The solution of this conflict of rights and interests was found in the international organization of the League of Nations. Germany agreed to hand over the government of the territory, but not the ultimate sovereignty, to the League of Nations as trustee, and the League is to administer it through an international Governing Commission. This commission consists of five members, one a native inhabitant of the Saar territory, one a Frenchman, the others representing other nations. Sitting in the territory, it has all powers of government hitherto belonging to the German empire, Prussia, and Bavaria, and full power to administer the local public services. It must maintain the existing system of courts and local officials, and must consult an elective assembly with respect to new taxes or legislation. Subject to its control, “the inhabitants will retain their local assemblies, their religious liberties, their schools, and their language.” They keep also their German nationality, their rights under German labor legislation, their pension rights and accrued pensions.
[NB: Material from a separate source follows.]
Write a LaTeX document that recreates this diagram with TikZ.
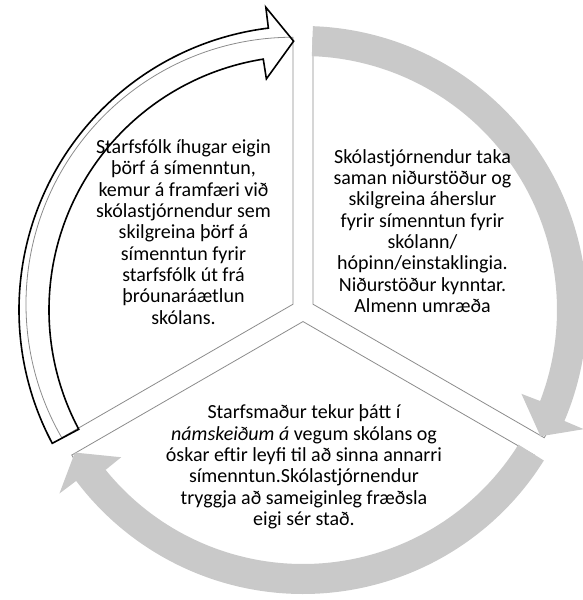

They lose only their right to vote for representatives in the Reichstag and the Prussian and Bavarian diets; their participation in self-government is much greater than that of the inhabitants of the District of Columbia! They gain the advantages of a governing body resident in the territory and familiar with its special needs, in place of an administration from Berlin and Munich. They also gain exemption from military service and other than local taxes, and from contribution to the German war indemnities, besides favorable adjustments of customs duties.